Objective: Could the lines from the start of the data through the line with "ax = fig.add_axes([0.0973, 0.1963, 0.9017, 0.7657])" be set down exactly, with no pictures among them?
**** Information supplied
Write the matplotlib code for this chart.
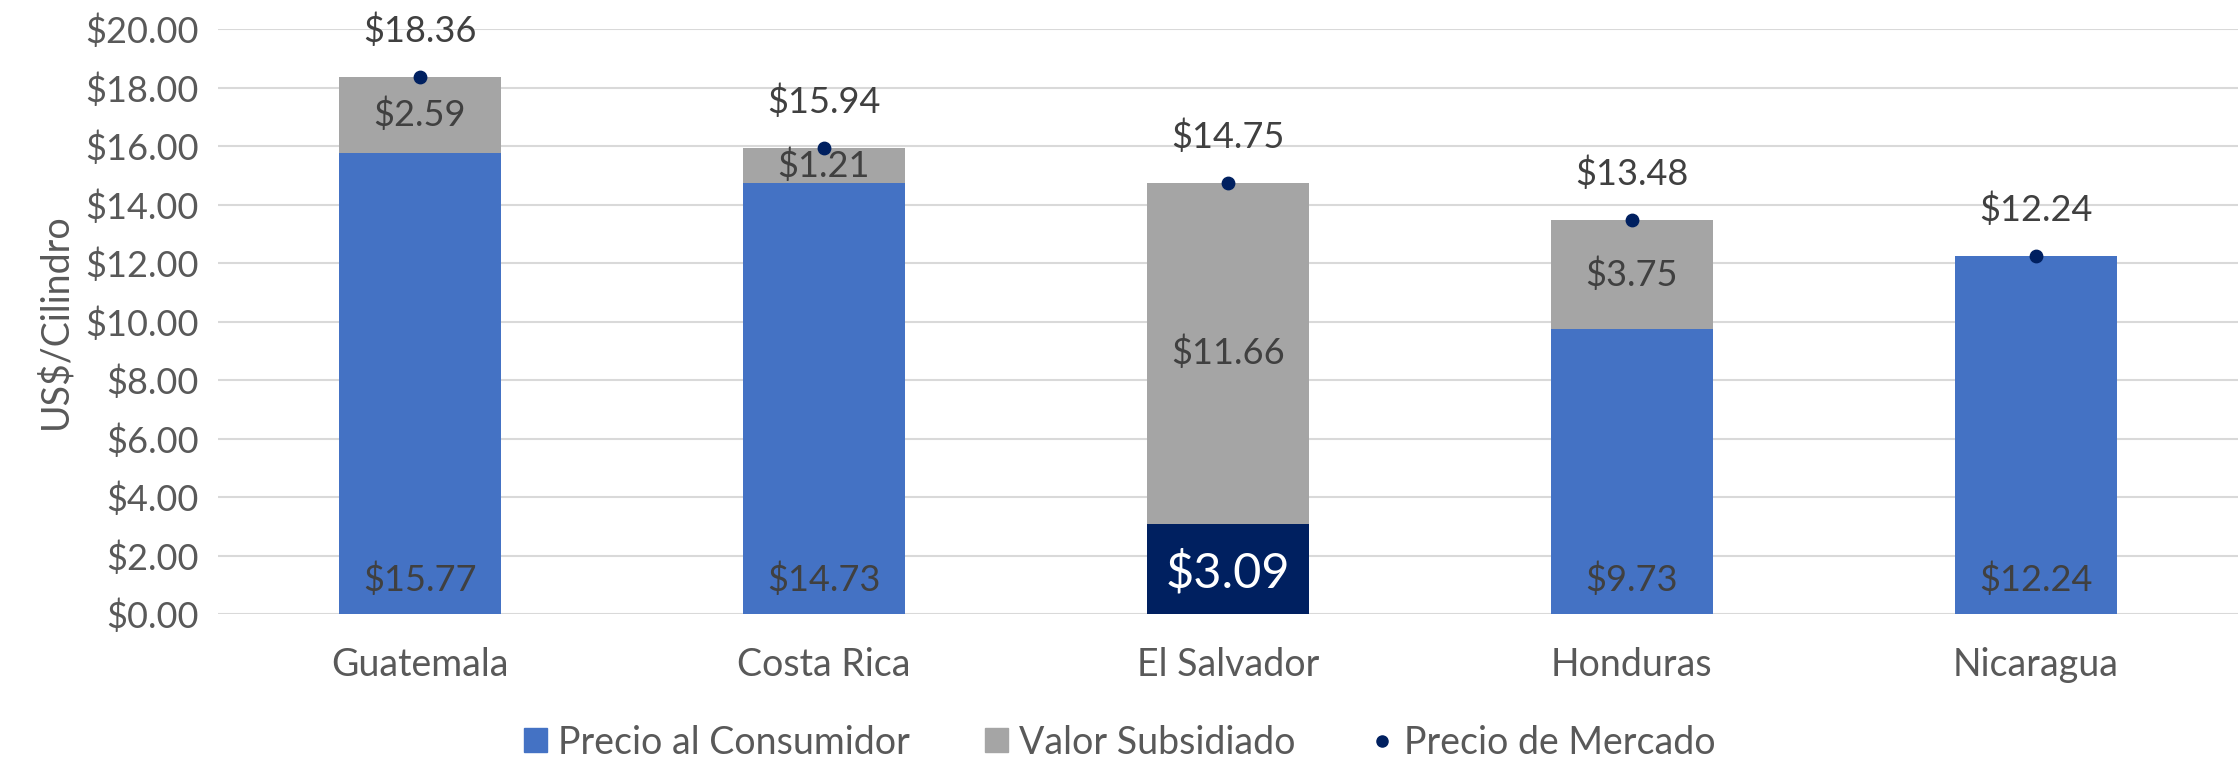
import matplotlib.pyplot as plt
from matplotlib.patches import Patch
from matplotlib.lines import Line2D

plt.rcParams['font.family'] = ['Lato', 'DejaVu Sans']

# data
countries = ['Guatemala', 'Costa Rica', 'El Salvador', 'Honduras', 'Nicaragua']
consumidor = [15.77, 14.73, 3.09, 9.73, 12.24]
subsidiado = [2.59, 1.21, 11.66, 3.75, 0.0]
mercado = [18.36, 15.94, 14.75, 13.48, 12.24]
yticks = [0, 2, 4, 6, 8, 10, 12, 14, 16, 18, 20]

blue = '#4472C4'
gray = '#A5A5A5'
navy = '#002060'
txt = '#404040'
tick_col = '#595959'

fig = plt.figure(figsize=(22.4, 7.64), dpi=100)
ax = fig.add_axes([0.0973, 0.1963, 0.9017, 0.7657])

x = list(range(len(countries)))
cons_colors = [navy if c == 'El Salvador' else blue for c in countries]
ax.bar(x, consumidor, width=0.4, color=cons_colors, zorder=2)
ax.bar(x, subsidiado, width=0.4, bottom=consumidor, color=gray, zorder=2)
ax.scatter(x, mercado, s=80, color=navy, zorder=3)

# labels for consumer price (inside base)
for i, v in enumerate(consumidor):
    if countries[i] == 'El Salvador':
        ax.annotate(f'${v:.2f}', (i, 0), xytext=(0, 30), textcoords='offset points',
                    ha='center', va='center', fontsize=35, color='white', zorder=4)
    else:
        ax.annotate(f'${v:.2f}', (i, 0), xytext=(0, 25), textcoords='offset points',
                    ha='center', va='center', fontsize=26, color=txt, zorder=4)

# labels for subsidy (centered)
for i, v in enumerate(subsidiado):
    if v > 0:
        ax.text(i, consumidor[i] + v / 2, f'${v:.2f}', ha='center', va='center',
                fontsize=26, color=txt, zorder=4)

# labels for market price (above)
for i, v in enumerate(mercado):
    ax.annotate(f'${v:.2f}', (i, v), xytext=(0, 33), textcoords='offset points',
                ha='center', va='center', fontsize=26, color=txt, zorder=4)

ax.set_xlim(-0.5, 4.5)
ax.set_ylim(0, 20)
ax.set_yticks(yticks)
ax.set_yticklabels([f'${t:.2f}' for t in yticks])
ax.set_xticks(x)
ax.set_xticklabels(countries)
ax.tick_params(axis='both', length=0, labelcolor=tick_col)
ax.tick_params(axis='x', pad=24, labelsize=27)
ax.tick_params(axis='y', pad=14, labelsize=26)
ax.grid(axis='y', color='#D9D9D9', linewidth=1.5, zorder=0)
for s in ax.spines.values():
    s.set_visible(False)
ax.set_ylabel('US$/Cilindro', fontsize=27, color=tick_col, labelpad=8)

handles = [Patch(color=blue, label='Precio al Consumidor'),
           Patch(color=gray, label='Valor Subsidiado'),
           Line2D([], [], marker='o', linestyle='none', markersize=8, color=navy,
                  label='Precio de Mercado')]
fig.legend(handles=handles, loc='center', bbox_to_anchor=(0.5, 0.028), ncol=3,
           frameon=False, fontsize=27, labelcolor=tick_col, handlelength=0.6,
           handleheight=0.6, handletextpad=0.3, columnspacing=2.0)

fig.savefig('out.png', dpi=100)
********
Result of the exercise:
Write the matplotlib code for this chart.
import matplotlib.pyplot as plt
from matplotlib.patches import Patch
from matplotlib.lines import Line2D

plt.rcParams['font.family'] = ['Lato', 'DejaVu Sans']

# data
countries = ['Guatemala', 'Costa Rica', 'El Salvador', 'Honduras', 'Nicaragua']
consumidor = [15.77, 14.73, 3.09, 9.73, 12.24]
subsidiado = [2.59, 1.21, 11.66, 3.75, 0.0]
mercado = [18.36, 15.94, 14.75, 13.48, 12.24]
yticks = [0, 2, 4, 6, 8, 10, 12, 14, 16, 18, 20]

blue = '#4472C4'
gray = '#A5A5A5'
navy = '#002060'
txt = '#404040'
tick_col = '#595959'

fig = plt.figure(figsize=(22.4, 7.64), dpi=100)
ax = fig.add_axes([0.0973, 0.1963, 0.9017, 0.7657])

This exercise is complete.